Imagine you are trying to teach a robot to look at a photo of a landscape and describe everything it sees.
If you just ask the robot, "What's in this picture?", it might say, "I see a boat, a tree, and a road." But in the real world, things are connected. A boat is part of a "Vehicle," which is part of "Transport." A tree is part of a "Forest," which is part of "Nature."
The Problem:
Existing robots (AI models) are good at spotting individual items, but they struggle when:
- The relationships are messy: Sometimes a picture has a boat and a car, which belong to different branches of the "family tree" of objects. Old models get confused by these cross-branch connections.
- They are lonely: They only learn from pictures that have labels (like a teacher correcting every single homework assignment). But in the real world (especially in satellite imagery), we have millions of unlabeled pictures and very few labeled ones.
The Solution: HELM
The authors introduce HELM (Hierarchical and Explicit Label Modeling). Think of HELM as a super-smart student who uses three special study techniques to master this task.
1. The "Specialized Note-Takers" (Hierarchy-Specific Tokens)
Imagine you have a notebook. Instead of just writing random notes, you have a specific tab for "Vehicles," a tab for "Nature," and a tab for "Buildings."
- How it works: HELM gives the AI a set of "special tokens" (like digital sticky notes) for every single category in the hierarchy.
- The Analogy: When the AI looks at a picture, it doesn't just guess. It actively checks its "Vehicle" sticky note and its "Nature" sticky note to see how they interact. This helps it understand that a "boat" isn't just a random object; it's a specific type of "water vehicle."

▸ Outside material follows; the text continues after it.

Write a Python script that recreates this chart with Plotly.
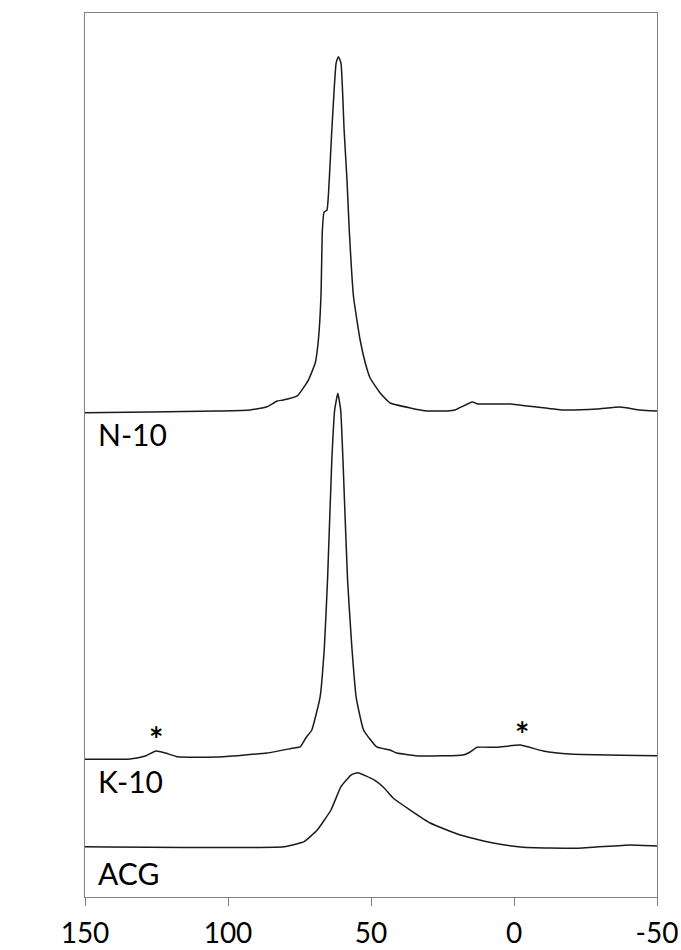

2. The "Family Tree Map" (Graph Learning)
Most AI models treat categories as isolated islands. HELM builds a map of the family tree.
- How it works: It uses a "Graph" (a network of connections) to link parents to children. If the AI learns that "Ocean" is a type of "Water," it automatically knows that anything related to "Ocean" is also related to "Water."
- The Analogy: Imagine a detective solving a crime. If they know the suspect is the brother of a known criminal, they don't need to investigate the brother from scratch; they use the family connection to make a smarter guess. HELM does this with objects. If it sees a "forest," it instantly understands the broader context of "nature," helping it make better guesses even if the image is blurry.
3. The "Shadow Study Group" (Self-Supervised Learning)
This is the magic trick for the "unlabeled data" problem.
- How it works: HELM has a branch that looks at pictures without labels. It takes a picture, creates two slightly different versions (like cropping it or changing the colors), and asks itself: "Are these two pictures the same thing?"
- The Analogy: Think of a student studying for a test.
- Supervised learning is like having a teacher give you the answers and you memorize them.
- HELM's self-supervised branch is like the student looking at a picture of a cat, then looking at a slightly different picture of a cat, and realizing, "Hey, these are both cats, even though I don't know the name 'cat' yet."
- By doing this with thousands of unlabeled photos, the AI learns what "texture," "shape," and "color" look like in general, making it much smarter when it finally gets to the labeled test questions.
Why is this a big deal?
The authors tested HELM on four different sets of satellite and aerial photos.
- The Result: HELM beat all the previous "champions" (state-of-the-art models).
- The Superpower: The biggest win was when they had very few labeled examples (like only 1% of the data). In this "low-resource" scenario, HELM was up to 37% better than the competition.
In a Nutshell:
HELM is like a student who doesn't just memorize a textbook (supervised learning). Instead, they understand the structure of the subject (the family tree/graph), use special notes for every topic (tokens), and study alone with a massive library of unlabeled books (self-supervised) to become an expert, even when they only have a few practice tests to prepare for.
This is huge for remote sensing because getting experts to label satellite images is expensive and slow. HELM lets us get great results even when we have very little labeled data.